── Source excerpt ──

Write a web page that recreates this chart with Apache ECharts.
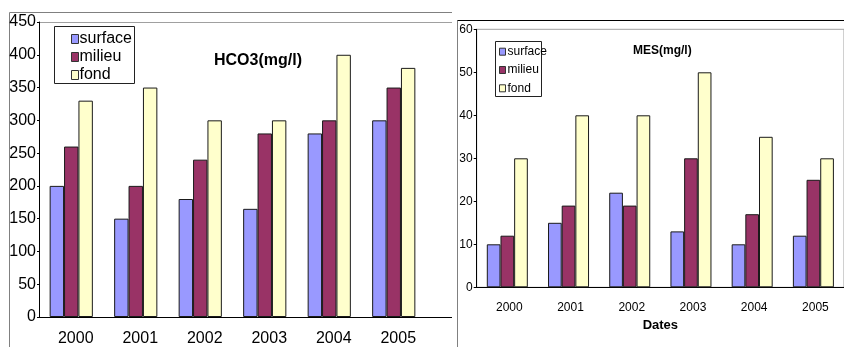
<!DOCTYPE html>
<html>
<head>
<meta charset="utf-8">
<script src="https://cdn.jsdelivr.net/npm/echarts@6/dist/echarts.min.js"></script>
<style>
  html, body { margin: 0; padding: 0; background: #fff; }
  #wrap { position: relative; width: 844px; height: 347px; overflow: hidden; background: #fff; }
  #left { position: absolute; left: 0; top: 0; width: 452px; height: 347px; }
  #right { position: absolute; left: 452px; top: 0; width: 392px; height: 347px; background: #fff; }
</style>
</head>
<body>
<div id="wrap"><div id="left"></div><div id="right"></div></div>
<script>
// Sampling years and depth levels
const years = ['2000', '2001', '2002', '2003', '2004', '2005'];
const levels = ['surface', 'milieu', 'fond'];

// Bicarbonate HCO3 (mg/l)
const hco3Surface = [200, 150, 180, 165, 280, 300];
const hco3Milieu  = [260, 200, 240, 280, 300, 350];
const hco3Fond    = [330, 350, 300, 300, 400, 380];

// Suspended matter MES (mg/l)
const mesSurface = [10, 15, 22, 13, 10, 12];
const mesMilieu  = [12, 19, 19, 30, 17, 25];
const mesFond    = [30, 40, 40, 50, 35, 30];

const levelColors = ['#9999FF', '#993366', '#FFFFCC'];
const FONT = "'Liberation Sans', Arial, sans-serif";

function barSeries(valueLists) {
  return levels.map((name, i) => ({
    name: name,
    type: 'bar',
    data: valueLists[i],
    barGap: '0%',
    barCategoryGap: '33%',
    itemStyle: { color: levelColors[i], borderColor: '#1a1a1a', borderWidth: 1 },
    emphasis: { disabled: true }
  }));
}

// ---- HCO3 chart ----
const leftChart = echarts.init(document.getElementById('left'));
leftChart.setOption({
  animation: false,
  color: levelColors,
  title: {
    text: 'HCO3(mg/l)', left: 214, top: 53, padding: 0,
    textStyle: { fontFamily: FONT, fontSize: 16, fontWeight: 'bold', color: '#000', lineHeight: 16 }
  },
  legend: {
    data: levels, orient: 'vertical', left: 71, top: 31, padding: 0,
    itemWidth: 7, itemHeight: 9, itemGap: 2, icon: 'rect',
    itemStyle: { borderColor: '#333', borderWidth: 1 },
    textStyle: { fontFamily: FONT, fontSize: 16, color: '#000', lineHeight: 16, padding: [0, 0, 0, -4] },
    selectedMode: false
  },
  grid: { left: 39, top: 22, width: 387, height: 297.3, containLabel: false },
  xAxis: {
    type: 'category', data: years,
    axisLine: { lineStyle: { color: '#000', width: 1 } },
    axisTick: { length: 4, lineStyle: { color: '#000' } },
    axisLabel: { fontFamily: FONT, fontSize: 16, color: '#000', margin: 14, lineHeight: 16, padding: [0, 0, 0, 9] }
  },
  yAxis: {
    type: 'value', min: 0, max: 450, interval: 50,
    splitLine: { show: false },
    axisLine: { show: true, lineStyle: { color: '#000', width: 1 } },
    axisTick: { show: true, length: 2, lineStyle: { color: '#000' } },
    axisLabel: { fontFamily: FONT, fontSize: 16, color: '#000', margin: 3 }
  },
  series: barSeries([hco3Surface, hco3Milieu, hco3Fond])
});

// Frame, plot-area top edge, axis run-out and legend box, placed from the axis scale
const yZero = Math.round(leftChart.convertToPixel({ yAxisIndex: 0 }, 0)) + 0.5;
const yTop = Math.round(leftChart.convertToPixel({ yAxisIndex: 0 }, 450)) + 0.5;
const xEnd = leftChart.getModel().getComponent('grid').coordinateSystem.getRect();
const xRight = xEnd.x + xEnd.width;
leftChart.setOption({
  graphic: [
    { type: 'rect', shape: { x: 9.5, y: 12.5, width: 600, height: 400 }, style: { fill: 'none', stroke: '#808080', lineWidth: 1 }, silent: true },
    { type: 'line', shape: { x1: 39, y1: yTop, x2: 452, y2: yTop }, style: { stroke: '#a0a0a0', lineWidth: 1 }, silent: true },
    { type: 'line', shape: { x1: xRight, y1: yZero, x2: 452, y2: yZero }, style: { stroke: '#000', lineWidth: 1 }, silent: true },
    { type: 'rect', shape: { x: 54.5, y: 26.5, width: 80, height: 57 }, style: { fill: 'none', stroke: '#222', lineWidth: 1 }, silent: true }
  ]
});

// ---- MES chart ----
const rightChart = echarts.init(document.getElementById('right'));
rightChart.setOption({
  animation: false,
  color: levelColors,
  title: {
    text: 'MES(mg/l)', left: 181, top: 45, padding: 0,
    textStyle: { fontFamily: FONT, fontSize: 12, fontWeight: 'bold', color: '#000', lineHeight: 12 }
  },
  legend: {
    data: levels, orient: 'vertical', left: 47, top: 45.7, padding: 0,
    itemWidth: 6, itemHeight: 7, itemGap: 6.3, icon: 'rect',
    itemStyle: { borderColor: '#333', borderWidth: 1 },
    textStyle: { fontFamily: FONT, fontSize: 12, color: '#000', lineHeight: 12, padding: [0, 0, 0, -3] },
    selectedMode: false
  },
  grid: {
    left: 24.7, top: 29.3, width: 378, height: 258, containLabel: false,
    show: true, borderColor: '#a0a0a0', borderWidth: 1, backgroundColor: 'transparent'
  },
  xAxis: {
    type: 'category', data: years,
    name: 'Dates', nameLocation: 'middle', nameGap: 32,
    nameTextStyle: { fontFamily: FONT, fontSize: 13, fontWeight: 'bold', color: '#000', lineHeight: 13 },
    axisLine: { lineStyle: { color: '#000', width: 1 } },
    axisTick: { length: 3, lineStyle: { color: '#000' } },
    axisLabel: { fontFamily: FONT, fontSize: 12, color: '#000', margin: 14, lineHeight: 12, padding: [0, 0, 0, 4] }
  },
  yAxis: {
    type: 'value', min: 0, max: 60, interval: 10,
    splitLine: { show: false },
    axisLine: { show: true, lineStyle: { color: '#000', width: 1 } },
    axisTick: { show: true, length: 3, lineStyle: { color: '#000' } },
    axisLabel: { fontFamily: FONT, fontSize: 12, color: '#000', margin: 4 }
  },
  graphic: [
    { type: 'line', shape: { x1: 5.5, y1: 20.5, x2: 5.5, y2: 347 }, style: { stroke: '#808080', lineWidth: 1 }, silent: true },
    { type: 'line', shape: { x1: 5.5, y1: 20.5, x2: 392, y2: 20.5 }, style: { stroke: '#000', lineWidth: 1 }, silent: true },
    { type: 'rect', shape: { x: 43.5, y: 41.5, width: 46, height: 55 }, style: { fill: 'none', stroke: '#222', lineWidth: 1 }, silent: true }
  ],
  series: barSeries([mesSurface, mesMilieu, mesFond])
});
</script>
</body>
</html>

───

*Task*
Transcribe each line above verbatim, with the pictures left out.

*Exercise response*
Write a web page that recreates this chart with Apache ECharts.
<!DOCTYPE html>
<html>
<head>
<meta charset="utf-8">
<script src="https://cdn.jsdelivr.net/npm/echarts@6/dist/echarts.min.js"></script>
<style>
  html, body { margin: 0; padding: 0; background: #fff; }
  #wrap { position: relative; width: 844px; height: 347px; overflow: hidden; background: #fff; }
  #left { position: absolute; left: 0; top: 0; width: 452px; height: 347px; }
  #right { position: absolute; left: 452px; top: 0; width: 392px; height: 347px; background: #fff; }
</style>
</head>
<body>
<div id="wrap"><div id="left"></div><div id="right"></div></div>
<script>
// Sampling years and depth levels
const years = ['2000', '2001', '2002', '2003', '2004', '2005'];
const levels = ['surface', 'milieu', 'fond'];

// Bicarbonate HCO3 (mg/l)
const hco3Surface = [200, 150, 180, 165, 280, 300];
const hco3Milieu  = [260, 200, 240, 280, 300, 350];
const hco3Fond    = [330, 350, 300, 300, 400, 380];

// Suspended matter MES (mg/l)
const mesSurface = [10, 15, 22, 13, 10, 12];
const mesMilieu  = [12, 19, 19, 30, 17, 25];
const mesFond    = [30, 40, 40, 50, 35, 30];

const levelColors = ['#9999FF', '#993366', '#FFFFCC'];
const FONT = "'Liberation Sans', Arial, sans-serif";

function barSeries(valueLists) {
  return levels.map((name, i) => ({
    name: name,
    type: 'bar',
    data: valueLists[i],
    barGap: '0%',
    barCategoryGap: '33%',
    itemStyle: { color: levelColors[i], borderColor: '#1a1a1a', borderWidth: 1 },
    emphasis: { disabled: true }
  }));
}

// ---- HCO3 chart ----
const leftChart = echarts.init(document.getElementById('left'));
leftChart.setOption({
  animation: false,
  color: levelColors,
  title: {
    text: 'HCO3(mg/l)', left: 214, top: 53, padding: 0,
    textStyle: { fontFamily: FONT, fontSize: 16, fontWeight: 'bold', color: '#000', lineHeight: 16 }
  },
  legend: {
    data: levels, orient: 'vertical', left: 71, top: 31, padding: 0,
    itemWidth: 7, itemHeight: 9, itemGap: 2, icon: 'rect',
    itemStyle: { borderColor: '#333', borderWidth: 1 },
    textStyle: { fontFamily: FONT, fontSize: 16, color: '#000', lineHeight: 16, padding: [0, 0, 0, -4] },
    selectedMode: false
  },
  grid: { left: 39, top: 22, width: 387, height: 297.3, containLabel: false },
  xAxis: {
    type: 'category', data: years,
    axisLine: { lineStyle: { color: '#000', width: 1 } },
    axisTick: { length: 4, lineStyle: { color: '#000' } },
    axisLabel: { fontFamily: FONT, fontSize: 16, color: '#000', margin: 14, lineHeight: 16, padding: [0, 0, 0, 9] }
  },
  yAxis: {
    type: 'value', min: 0, max: 450, interval: 50,
    splitLine: { show: false },
    axisLine: { show: true, lineStyle: { color: '#000', width: 1 } },
    axisTick: { show: true, length: 2, lineStyle: { color: '#000' } },
    axisLabel: { fontFamily: FONT, fontSize: 16, color: '#000', margin: 3 }
  },
  series: barSeries([hco3Surface, hco3Milieu, hco3Fond])
});

// Frame, plot-area top edge, axis run-out and legend box, placed from the axis scale
const yZero = Math.round(leftChart.convertToPixel({ yAxisIndex: 0 }, 0)) + 0.5;
const yTop = Math.round(leftChart.convertToPixel({ yAxisIndex: 0 }, 450)) + 0.5;
const xEnd = leftChart.getModel().getComponent('grid').coordinateSystem.getRect();
const xRight = xEnd.x + xEnd.width;
leftChart.setOption({
  graphic: [
    { type: 'rect', shape: { x: 9.5, y: 12.5, width: 600, height: 400 }, style: { fill: 'none', stroke: '#808080', lineWidth: 1 }, silent: true },
    { type: 'line', shape: { x1: 39, y1: yTop, x2: 452, y2: yTop }, style: { stroke: '#a0a0a0', lineWidth: 1 }, silent: true },
    { type: 'line', shape: { x1: xRight, y1: yZero, x2: 452, y2: yZero }, style: { stroke: '#000', lineWidth: 1 }, silent: true },
    { type: 'rect', shape: { x: 54.5, y: 26.5, width: 80, height: 57 }, style: { fill: 'none', stroke: '#222', lineWidth: 1 }, silent: true }
  ]
});

// ---- MES chart ----
const rightChart = echarts.init(document.getElementById('right'));
rightChart.setOption({
  animation: false,
  color: levelColors,
  title: {
    text: 'MES(mg/l)', left: 181, top: 45, padding: 0,
    textStyle: { fontFamily: FONT, fontSize: 12, fontWeight: 'bold', color: '#000', lineHeight: 12 }
  },
  legend: {
    data: levels, orient: 'vertical', left: 47, top: 45.7, padding: 0,
    itemWidth: 6, itemHeight: 7, itemGap: 6.3, icon: 'rect',
    itemStyle: { borderColor: '#333', borderWidth: 1 },
    textStyle: { fontFamily: FONT, fontSize: 12, color: '#000', lineHeight: 12, padding: [0, 0, 0, -3] },
    selectedMode: false
  },
  grid: {
    left: 24.7, top: 29.3, width: 378, height: 258, containLabel: false,
    show: true, borderColor: '#a0a0a0', borderWidth: 1, backgroundColor: 'transparent'
  },
  xAxis: {
    type: 'category', data: years,
    name: 'Dates', nameLocation: 'middle', nameGap: 32,
    nameTextStyle: { fontFamily: FONT, fontSize: 13, fontWeight: 'bold', color: '#000', lineHeight: 13 },
    axisLine: { lineStyle: { color: '#000', width: 1 } },
    axisTick: { length: 3, lineStyle: { color: '#000' } },
    axisLabel: { fontFamily: FONT, fontSize: 12, color: '#000', margin: 14, lineHeight: 12, padding: [0, 0, 0, 4] }
  },
  yAxis: {
    type: 'value', min: 0, max: 60, interval: 10,
    splitLine: { show: false },
    axisLine: { show: true, lineStyle: { color: '#000', width: 1 } },
    axisTick: { show: true, length: 3, lineStyle: { color: '#000' } },
    axisLabel: { fontFamily: FONT, fontSize: 12, color: '#000', margin: 4 }
  },
  graphic: [
    { type: 'line', shape: { x1: 5.5, y1: 20.5, x2: 5.5, y2: 347 }, style: { stroke: '#808080', lineWidth: 1 }, silent: true },
    { type: 'line', shape: { x1: 5.5, y1: 20.5, x2: 392, y2: 20.5 }, style: { stroke: '#000', lineWidth: 1 }, silent: true },
    { type: 'rect', shape: { x: 43.5, y: 41.5, width: 46, height: 55 }, style: { fill: 'none', stroke: '#222', lineWidth: 1 }, silent: true }
  ],
  series: barSeries([mesSurface, mesMilieu, mesFond])
});
</script>
</body>
</html>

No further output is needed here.